Plus, those folks spook more easily: When investors in Blackstone’s small investor–focused Real Estate Income Trust got the jitters in late 2022 and tried to get their money back, the line at the exit was months long. To help make everyone whole, the firm had to sell part of its stake in the Bellagio casino and resort in Las Vegas.
Small players, big market
A billion dollars is considered a lot of money by most standards, but it’s not a lot of money for Blackstone, one of whose real estate funds raked in $30 billion last year. That doesn’t mean the firm is ignoring all the individually small, collectively large amounts of cash sloshing around out there.

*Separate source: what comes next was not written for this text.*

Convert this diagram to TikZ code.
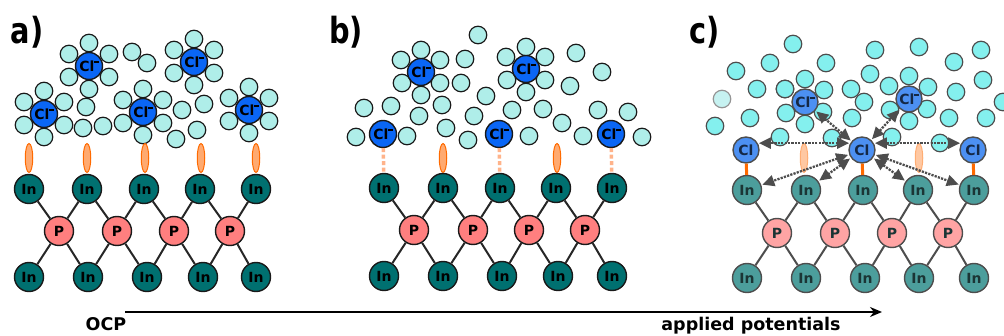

Blackstone and its peers, including Kohlberg Kravis Roberts & Co. (KKR) and Apollo Global Management, have also been courting smaller investors than usual in a bid for growth beyond what they can achieve with big ones alone.
Last year, a Bain & Co. report suggested that these firms, which collectively control trillions of dollars in assets, want to keep expanding at a double-digit annual clip for the next decade. (In 2022, Blackstone increased its assets under management by 11%, notching $226 billion of inflows.) “At the same time, however,” the report said, “it is unclear whether the industry’s traditional sources of fund-raising (large institutions) can continue to support that kind of growth.”
Blackstone is well aware. In an October earnings call with investors—the firm itself is publicly traded—COO Jonathan Gray said that “there’s $80-plus trillion in that market of individuals around the world with more than a million dollars of investable assets.”